Return the full listing exactly as it is written.

++++ Data block

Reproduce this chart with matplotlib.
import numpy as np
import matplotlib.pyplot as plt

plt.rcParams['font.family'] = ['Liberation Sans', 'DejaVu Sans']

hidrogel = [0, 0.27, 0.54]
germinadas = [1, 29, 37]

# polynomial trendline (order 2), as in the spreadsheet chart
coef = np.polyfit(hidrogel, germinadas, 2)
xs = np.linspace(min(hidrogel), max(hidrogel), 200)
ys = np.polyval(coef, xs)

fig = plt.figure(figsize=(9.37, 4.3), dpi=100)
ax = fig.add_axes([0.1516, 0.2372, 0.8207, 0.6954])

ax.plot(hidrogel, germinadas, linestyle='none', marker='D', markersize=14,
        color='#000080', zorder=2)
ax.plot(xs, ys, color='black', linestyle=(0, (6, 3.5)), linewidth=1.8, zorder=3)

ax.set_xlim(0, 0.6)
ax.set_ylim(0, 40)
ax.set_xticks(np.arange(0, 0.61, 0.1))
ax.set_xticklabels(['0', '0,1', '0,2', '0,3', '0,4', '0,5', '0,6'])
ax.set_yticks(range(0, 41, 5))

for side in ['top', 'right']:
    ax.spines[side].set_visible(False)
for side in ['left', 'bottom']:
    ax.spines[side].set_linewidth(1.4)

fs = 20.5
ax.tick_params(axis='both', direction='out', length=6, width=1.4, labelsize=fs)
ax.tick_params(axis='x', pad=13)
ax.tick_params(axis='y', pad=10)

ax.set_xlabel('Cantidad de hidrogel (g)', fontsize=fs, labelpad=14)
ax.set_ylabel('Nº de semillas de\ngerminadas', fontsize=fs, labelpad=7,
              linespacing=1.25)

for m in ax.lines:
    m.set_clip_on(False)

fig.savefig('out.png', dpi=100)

++++++++

→ **Written solution**
Reproduce this chart with matplotlib.
import numpy as np
import matplotlib.pyplot as plt

plt.rcParams['font.family'] = ['Liberation Sans', 'DejaVu Sans']

hidrogel = [0, 0.27, 0.54]
germinadas = [1, 29, 37]

# polynomial trendline (order 2), as in the spreadsheet chart
coef = np.polyfit(hidrogel, germinadas, 2)
xs = np.linspace(min(hidrogel), max(hidrogel), 200)
ys = np.polyval(coef, xs)

fig = plt.figure(figsize=(9.37, 4.3), dpi=100)
ax = fig.add_axes([0.1516, 0.2372, 0.8207, 0.6954])

ax.plot(hidrogel, germinadas, linestyle='none', marker='D', markersize=14,
        color='#000080', zorder=2)
ax.plot(xs, ys, color='black', linestyle=(0, (6, 3.5)), linewidth=1.8, zorder=3)

ax.set_xlim(0, 0.6)
ax.set_ylim(0, 40)
ax.set_xticks(np.arange(0, 0.61, 0.1))
ax.set_xticklabels(['0', '0,1', '0,2', '0,3', '0,4', '0,5', '0,6'])
ax.set_yticks(range(0, 41, 5))

for side in ['top', 'right']:
    ax.spines[side].set_visible(False)
for side in ['left', 'bottom']:
    ax.spines[side].set_linewidth(1.4)

fs = 20.5
ax.tick_params(axis='both', direction='out', length=6, width=1.4, labelsize=fs)
ax.tick_params(axis='x', pad=13)
ax.tick_params(axis='y', pad=10)

ax.set_xlabel('Cantidad de hidrogel (g)', fontsize=fs, labelpad=14)
ax.set_ylabel('Nº de semillas de\ngerminadas', fontsize=fs, labelpad=7,
              linespacing=1.25)

for m in ax.lines:
    m.set_clip_on(False)

fig.savefig('out.png', dpi=100)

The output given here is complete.